= William Chauncey Emhardt =

Secretary of the Episcopal church

William Chauncey Emhardt (January 29, 1874 – August 5, 1950) was secretary of the Episcopal Church's Advisory Commission on Ecclesiastical Relations, and a prominent figure in ecumenical relations between Anglicans and Orthodox Christians, as well as Anglicans and Old Catholics. He was ordained to the priesthood on May 19, 1898, by Bishop Frank Rosebrook Millspaugh, Bishop of the Episcopal Diocese of Kansas.

He received his A.B. from the University of Pennsylvania in 1894, following education at the Episcopal Academy, Philadelphia. He attended the now-defunct Philadelphia Divinity School, which conferred an honorary S.T.D. on him in 1931.

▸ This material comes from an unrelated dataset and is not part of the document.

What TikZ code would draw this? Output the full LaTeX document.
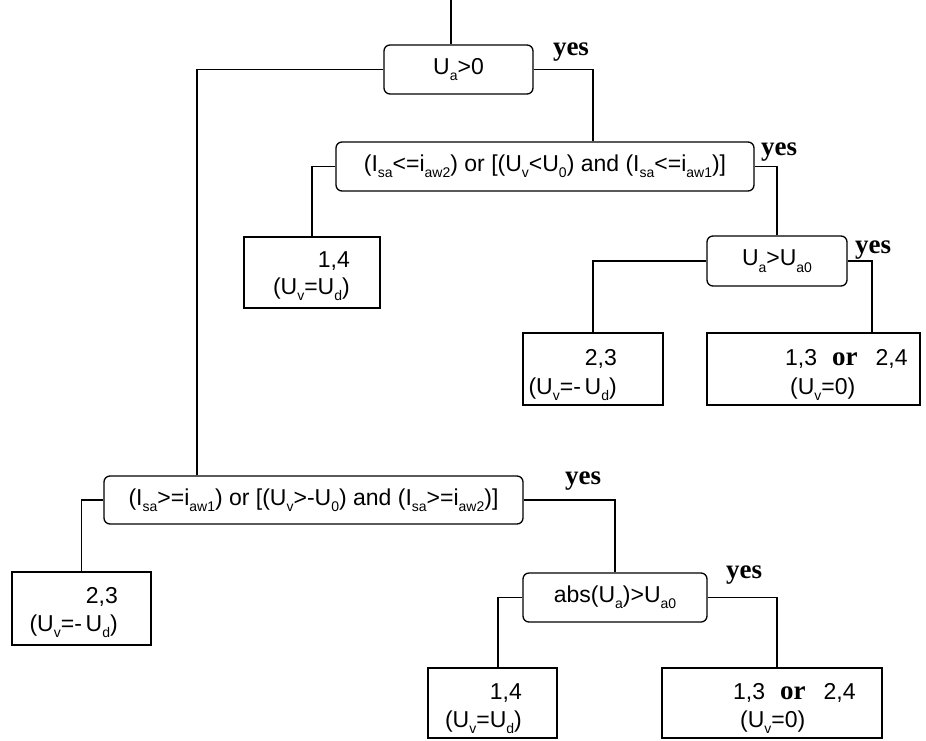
\documentclass[tikz,border=0pt]{standalone}
\usepackage{fontspec}
\setmainfont{Liberation Sans}
\newfontfamily\serifb{Liberation Serif}
\newcommand\sbx[1]{\raisebox{-0.28em}{\fontsize{14}{14}\selectfont #1}}
\begin{document}
\begin{tikzpicture}[x=1pt,y=-1pt,
  dec/.style={draw, line width=1.3pt, rounded corners=6pt, inner sep=0pt, font=\fontsize{23}{27}\selectfont},
  leaf/.style={draw, line width=1.3pt, inner sep=0pt},
  txt/.style={inner sep=0pt, font=\fontsize{23}{27}\selectfont},
  yes/.style={inner sep=0pt, font=\serifb\bfseries\fontsize{27}{30}\selectfont, anchor=base},
  conn/.style={line width=1.3pt}]
\useasboundingbox (0,0) rectangle (926,740);
% decision nodes
\node[dec, minimum width=149pt, minimum height=49pt] (n1) at (458.5,69.5) {U\sbx{a}>0};
\node[dec, minimum width=418pt, minimum height=49pt] (n2) at (545,166.5) {(I\sbx{sa}<=i\sbx{aw2}) or [(U\sbx{v}<U\sbx{0}) and (I\sbx{sa}<=i\sbx{aw1})]};
\node[dec, minimum width=140pt, minimum height=50pt] (n3) at (777,261) {U\sbx{a}>U\sbx{a0}};
\node[dec, minimum width=419pt, minimum height=48pt] (n4) at (313.5,500) {(I\sbx{sa}>=i\sbx{aw1}) or [(U\sbx{v}>-U\sbx{0}) and (I\sbx{sa}>=i\sbx{aw2})]};
\node[dec, minimum width=184pt, minimum height=49pt] (n5) at (615,597.5) {abs(U\sbx{a})>U\sbx{a0}};
% leaves
\node[leaf, minimum width=136pt, minimum height=71pt] (L1) at (312,272.5) {};
\node[leaf, minimum width=140pt, minimum height=72pt] (L2) at (593,369) {};
\node[leaf, minimum width=213pt, minimum height=72pt] (L3) at (813.5,369) {};
\node[leaf, minimum width=139pt, minimum height=73pt] (L4) at (81.5,608.5) {};
\node[leaf, minimum width=129pt, minimum height=70pt] (L5) at (492.5,703) {};
\node[leaf, minimum width=220pt, minimum height=70pt] (L6) at (772,703) {};
% leaf texts
\node[txt, anchor=base east] (L1a) at (350,267) {1,4};
\node[txt, anchor=base east] (L1b) at (350,294) {(U\sbx{v}=U\sbx{d})};
\node[txt, anchor=base east] (L2a) at (617,365) {2,3};
\node[txt, anchor=base east] (L2b) at (617,394) {(U\sbx{v}=-\,U\sbx{d})};
\node[txt, anchor=base west] (L3a) at (785,365) {1,3\hspace{15pt}{\serifb\bfseries\fontsize{27}{30}\selectfont or}\hspace{18pt}2,4};
\node[txt, anchor=base west] (L3b) at (790,394) {(U\sbx{v}=0)};
\node[txt, anchor=base east] (L4a) at (118,603) {2,3};
\node[txt, anchor=base east] (L4b) at (118,631) {(U\sbx{v}=-\,U\sbx{d})};
\node[txt, anchor=base east] (L5a) at (522,699) {1,4};
\node[txt, anchor=base east] (L5b) at (522,727) {(U\sbx{v}=U\sbx{d})};
\node[txt, anchor=base west] (L6a) at (733,699) {1,3\hspace{15pt}{\serifb\bfseries\fontsize{27}{30}\selectfont or}\hspace{18pt}2,4};
\node[txt, anchor=base west] (L6b) at (740,727) {(U\sbx{v}=0)};
% yes labels
\node[yes] (y1) at (571,55) {yes};
\node[yes] (y2) at (779,155) {yes};
\node[yes] (y3) at (873,253) {yes};
\node[yes] (y4) at (583,484) {yes};
\node[yes] (y5) at (744,578) {yes};
% junction coordinates
\coordinate (top) at (451,0);
\coordinate (j1) at (197,0);
\coordinate (j2) at (593,0);
\coordinate (j3) at (872,0);
\coordinate (j5) at (498,0);
\coordinate (j6) at (777,0);
% connectors
\draw[conn] (top) -- (top |- n1.north);
\draw[conn] (n1.west) -| (n4.north -| j1);
\draw[conn] (n1.east) -| (n2.north -| j2);
\draw[conn] (n2.west) -| (L1.north);
\draw[conn] (n2.east) -| (n3.north);
\draw[conn] (n3.west) -| (L2.north);
\draw[conn] (n3.east) -| (L3.north -| j3);
\draw[conn] (n4.west) -| (L4.north);
\draw[conn] (n4.east) -| (n5.north);
\draw[conn] (n5.west) -| (L5.north -| j5);
\draw[conn] (n5.east) -| (L6.north -| j6);
\end{tikzpicture}
\end{document}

He served as rector of the Trinity Church, Arkansas City, Kansas (assisting at St. John's Military School, Salina, Kansas); Church of the Ascension, Gloucester, New Jersey (1902-1907); St. Luke's Episcopal Church, Newtown, Pennsylvania (1907-1920), and on a number of ecclesiastical commissions. He was the executive director of the Foreign Born Division of the National Council of the Episcopal Church.

==Bibliography==
- An Unofficial Anglican Programme for Reunion, as Contained in a Letter to His Grace the Metropolitan of Athens, October 26, 1918 (1920)
- The Eastern-Orthodox Church: A Brief Description of the Orthodox Church of the East together with Some Thoughts on Reunion (1920)
- Historical Contact of the Eastern Orthodox and Anglican Churches: A review of the relations between the Orthodox Church of the East and the Anglican Church since the time of Theodore of Tarsus (1920)
- (with George Lamsa) The Oldest Christian People: A Brief Account of the History and Traditions of the Assyrian People and the Fateful History of the Nestorian Church. NY: Macmillan, 1926.
- The Eastern Church in the Western World (1928)
- Religion in Soviet Russia: Anarchy (Milwaukee: Morehouse; London: Mowbray, 1929)
- The Old Catholic Movement--Our Attitude toward It (1931).